November 4, 2016—Last November, National Grid filed a request with the Massachusetts Department of Public Utilities (DPU) to increase its distribution rates to help cover the costs of net metering for distributed generation (DG) customers. The utility petitioned to increase customer rate charges, including the R-2 low-income rate which would be raised in two phases. Phase I would raise prices, while Phase II would introduce a tiered rate system that would charge between $6 and $20, based on usage. The customer’s usage would be determined by sampling one month’s data for their household. The customer would then be locked into a monthly charge based on that month’s usage for the rest of the year with no opportunity to lower the rate through energy efficiency or other conservation measures until the year ended.

This tiered charge proposal was opposed by the Office of the Attorney General, the Department of Energy Resources, and Acadia. The Low-income Weatherization and Fuel Assistance Program Network (The Low Income Network) and the National Consumer Law Center (NCLC) also opposed these changes and argued on behalf of low-income customers for a fairer rate design. They argued that tiered charges would disproportionately burden low-income ratepayers, increasing some bills by as much as 60 percent. They also argued that low-income households generally do not use as much energy, and that the combination of higher fixed charges and lower usage rates would remove the incentive to conserve energy or use energy efficiency measures. The DPU rejected National Grid’s entire tiered charge proposal.

The Low Income Network and NCLC also found that National Grid’s arrearage management program (AMP) program participation was well below average for the state and suggested that the utility examine its AMP policies and practices. It was also suggested that the company should report on its findings to the DPU in six months. National Grid raised no objections and the DPU agreed.

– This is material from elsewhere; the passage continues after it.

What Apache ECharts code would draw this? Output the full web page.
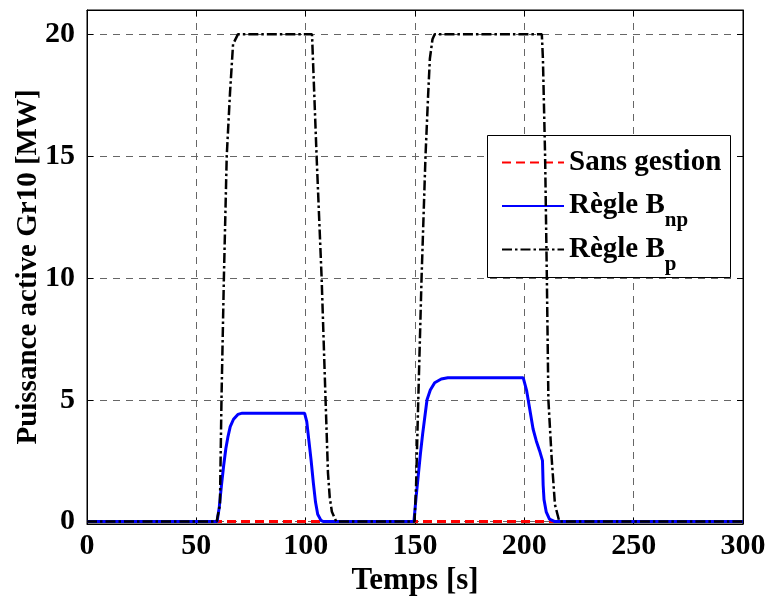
<!DOCTYPE html>
<html>
<head>
<meta charset="utf-8">
<script src="https://cdn.jsdelivr.net/npm/echarts@6/dist/echarts.min.js"></script>
<style>html,body{margin:0;padding:0;background:#fff;}#c{width:769px;height:597px;}</style>
</head>
<body>
<div id="c"></div>
<script>
// ---- data ----
var seriesNames = ['Sans gestion', 'Règle B_np', 'Règle B_p'];
var xTicks = [0, 50, 100, 150, 200, 250, 300];
var yTicks = [0, 5, 10, 15, 20];

var sansGestion = [[0, 0], [300, 0]];

var regleBnp = [
  [0, 0], [59.5, 0], [60.5, 0.6], [61.5, 1.5], [62.5, 2.3], [63.5, 3.0], [64.5, 3.5], [65.5, 3.9],
  [67, 4.2], [69, 4.4], [71, 4.45], [99.5, 4.45], [100.5, 4.1], [101.5, 3.3], [102.5, 2.5],
  [103.5, 1.6], [104.5, 0.8], [105.5, 0.3], [107, 0.05], [108, 0],
  [149.5, 0], [150.5, 1.0], [151.5, 1.9], [152.5, 2.8], [153.5, 3.6], [154.5, 4.3], [155.5, 5.0],
  [157, 5.4], [159, 5.7], [162, 5.85], [165, 5.9], [199.5, 5.9], [201, 5.4], [202.5, 4.6],
  [204, 3.8], [205.5, 3.3], [207, 2.9], [208.3, 2.5], [208.6, 1.5], [209, 0.9], [210, 0.4],
  [211.5, 0.1], [214, 0], [300, 0]
];

var regleBp = [
  [0, 0], [59.3, 0], [60.8, 0.7], [61.5, 5], [62.6, 10], [63.9, 15], [65.4, 17.6], [66.8, 19.6],
  [69, 20], [102.9, 20], [105, 15], [107.3, 10], [109.1, 5], [110.2, 2], [111, 1], [112, 0.4],
  [114, 0],
  [149.8, 0], [150.5, 1.5], [151.5, 5], [153, 10], [154.8, 15], [156, 17.5], [156.8, 19],
  [158, 19.8], [159, 20], [208, 20], [208.5, 19], [209.5, 15], [210.3, 10], [211, 5],
  [212.5, 2.6], [214, 0.7], [216, 0], [300, 0]
];

// ---- chart ----
var FONT = '"Liberation Serif", "Times New Roman", serif';
var chart = echarts.init(document.getElementById('c'), null, {renderer: 'canvas'});

function legendFmt(name) {
  var parts = name.split('_');
  if (parts.length > 1) return '{b|' + parts[0] + '}{s|' + parts[1] + '}';
  return '{b|' + name + '}{s|}';
}

var gridLine = {color: '#666', type: [7, 6], width: 1};

var option = {
  animation: false,
  backgroundColor: '#fff',
  grid: {left: 87, right: 26, top: 10, bottom: 73, show: true, borderColor: '#000', borderWidth: 1,
         containLabel: false, outerBoundsMode: 'none'},
  xAxis: [{
    type: 'value', min: 0, max: 300, interval: 50, position: 'bottom',
    name: 'Temps [s]', nameLocation: 'middle', nameGap: 34,
    nameTextStyle: {fontFamily: FONT, fontWeight: 'bold', fontSize: 31, color: '#000'},
    axisLine: {show: true, onZero: false, lineStyle: {color: '#000', width: 1}},
    axisTick: {show: true, inside: true, length: 6, lineStyle: {color: '#000'}},
    axisLabel: {fontFamily: FONT, fontWeight: 'bold', fontSize: 30, color: '#000', margin: 7},
    splitLine: {show: true, lineStyle: gridLine}
  }, {
    type: 'value', min: 0, max: 300, interval: 50, position: 'top',
    axisLine: {show: true, onZero: false, lineStyle: {color: '#000'}},
    axisTick: {show: true, inside: true, length: 6, lineStyle: {color: '#000'}},
    axisLabel: {show: false}, splitLine: {show: false}
  }],
  yAxis: [{
    type: 'value', min: -0.1, max: 21, position: 'left',
    name: 'Puissance active Gr10 [MW]', nameLocation: 'middle', nameGap: 44, nameMoveOverlap: false,
    nameTextStyle: {fontFamily: FONT, fontWeight: 'bold', fontSize: 29, color: '#000'},
    axisLine: {show: true, onZero: false, lineStyle: {color: '#000'}},
    axisTick: {show: true, inside: true, length: 6, customValues: yTicks, lineStyle: {color: '#000'}},
    axisLabel: {fontFamily: FONT, fontWeight: 'bold', fontSize: 30, color: '#000', margin: 12, customValues: yTicks},
    splitLine: {show: true, customValues: yTicks, lineStyle: gridLine}
  }, {
    type: 'value', min: -0.1, max: 21, position: 'right',
    axisLine: {show: true, onZero: false, lineStyle: {color: '#000'}},
    axisTick: {show: true, inside: true, length: 6, customValues: yTicks, lineStyle: {color: '#000'}},
    axisLabel: {show: false}, splitLine: {show: false}
  }],
  legend: {
    show: true, orient: 'vertical', left: 496, top: 143,
    itemWidth: 62, itemHeight: 14, itemGap: 3.5,
    backgroundColor: 'transparent',
    itemStyle: {opacity: 0},
    formatter: legendFmt,
    textStyle: {
      color: '#000',
      rich: {
        b: {fontFamily: FONT, fontWeight: 'bold', fontSize: 29, color: '#000'},
        s: {fontFamily: FONT, fontWeight: 'bold', fontSize: 21, color: '#000', padding: [30, 0, 0, 0]}
      }
    }
  },
  graphic: [{
    type: 'rect', left: 487, top: 135, z: 3,
    shape: {width: 243, height: 142},
    style: {fill: '#fff', stroke: '#000', lineWidth: 1}
  }],
  series: [{
    name: seriesNames[0], type: 'line', data: sansGestion, symbol: 'none', z: 2,
    lineStyle: {color: '#ff0000', width: 3, type: [9, 5]}, itemStyle: {color: '#ff0000'}
  }, {
    name: seriesNames[1], type: 'line', data: regleBnp, symbol: 'none', z: 3,
    lineStyle: {color: '#0000ff', width: 3, type: 'solid'}, itemStyle: {color: '#0000ff'}
  }, {
    name: seriesNames[2], type: 'line', data: regleBp, symbol: 'none', z: 4,
    lineStyle: {color: '#000', width: 2.5, type: [10, 3, 2.5, 3]}, itemStyle: {color: '#000'}
  }]
};
option.legend.data = [seriesNames[0], seriesNames[1], seriesNames[2]];
chart.setOption(option);
</script>
</body>
</html>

Finally, because Massachusetts statute (G.L. c. 164, § 141) protects low-income customers “where the scale of on-site generation would have an impact on affordability for low-income customers,” and that “fully compensating adjustment shall be made to the low-income rate discount,” the Low Income Network and NCLC were able to successfully argue for a rate discount for low-income customers. The advocates presented evidence that showed that all customers would end up paying extra for incentives for on-site generation, but that low-income customers would not likely benefit from those incentives because of the cost-prohibitive nature of on-site generation. The DPU itself determined that the cost of the incentives would come to an additional $4.20 discount per month for low-income customers and said it “expects” all electric utilities in Massachusetts to propose a $4.20 per month discount for low-income customers in upcoming rate cases.

NCLC has reported that, in the aggregate, the value of the discount rates will increase approximately $15 million annually once this DPU decision is applied to all companies.